Inside Sacramento is looking for a few good community journalists. But not just from any community. We are interested in writers from neighborhoods that historically don’t get much attention from traditional media—unless the news is bad.
We want to see Sacramento’s underserved communities from a different, deeper, more personal perspective. This means we want stories by and about people who really know the neighborhoods.
A little background:
My list of serious journalistic accomplishments could fill a tweet, but one moment stands tall: the day Dori Maynard hired me to work for the Robert C. Maynard Institute for Journalism Education.
Dori was Bob Maynard’s daughter. Bob and his wife Nancy founded the Institute for Journalism Education, which was renamed in his honor after his death in 1993. The Maynard Institute is a big deal in the news world. It’s the oldest organization dedicated to diversifying American newsrooms.
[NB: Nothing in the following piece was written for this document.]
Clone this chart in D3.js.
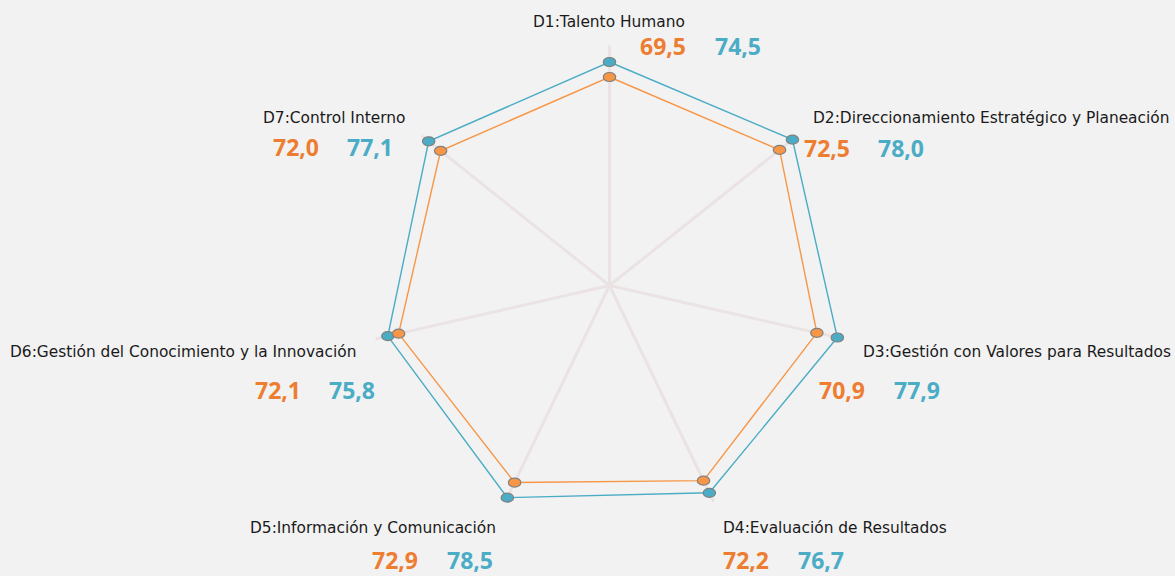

Diversity meant everything to the Maynard family. Bob Maynard was the first African American publisher of a major daily newspaper, the Oakland Tribune. When Maynard took over the Tribune in 1979, he looked around the newsroom and noticed the people there didn’t look much like the community they served. He set out to improve that. Dori continued the Maynard Institute’s work until her death in 2015.
Dori hired me in 2014 to run Sacramento Voices, a news and feature website created by people who grew up or lived in underserved neighborhoods. Oak Park, Fruitridge, Valley Hi and Meadowview were well represented. The program produced some wonderful work. But after two years, our funding from The California Endowment ran out. We closed.
Today, Inside Sacramento Publisher Cecily Hastings wants to rekindle the spirit of Sac Voices. Motivated by the social upheaval that followed the killing of George Floyd, she wants to open Inside’s website, InsideSacramento.com, and printed pages to stories by community journalists with personal connections to neighborhoods typically overlooked by local media.
“Inside has always been a community publication,” she says. “We celebrate Sacramento’s beautifully diverse neighborhoods. It’s time for us to expand our coverage within those neighborhoods, to find issues and people who don’t get their stories told.”
Nobody can tell those stories better than people who grew up there or live there.
If you are a writer with a community story to tell—maybe about an amazing neighbor, a legacy business or an injustice—please let me know. I’ll work with you and help you get published at Inside.
Together, we’ll produce stories that look like Sacramento—a perfect way to continue the mission of Bob, Nancy and Dori Maynard.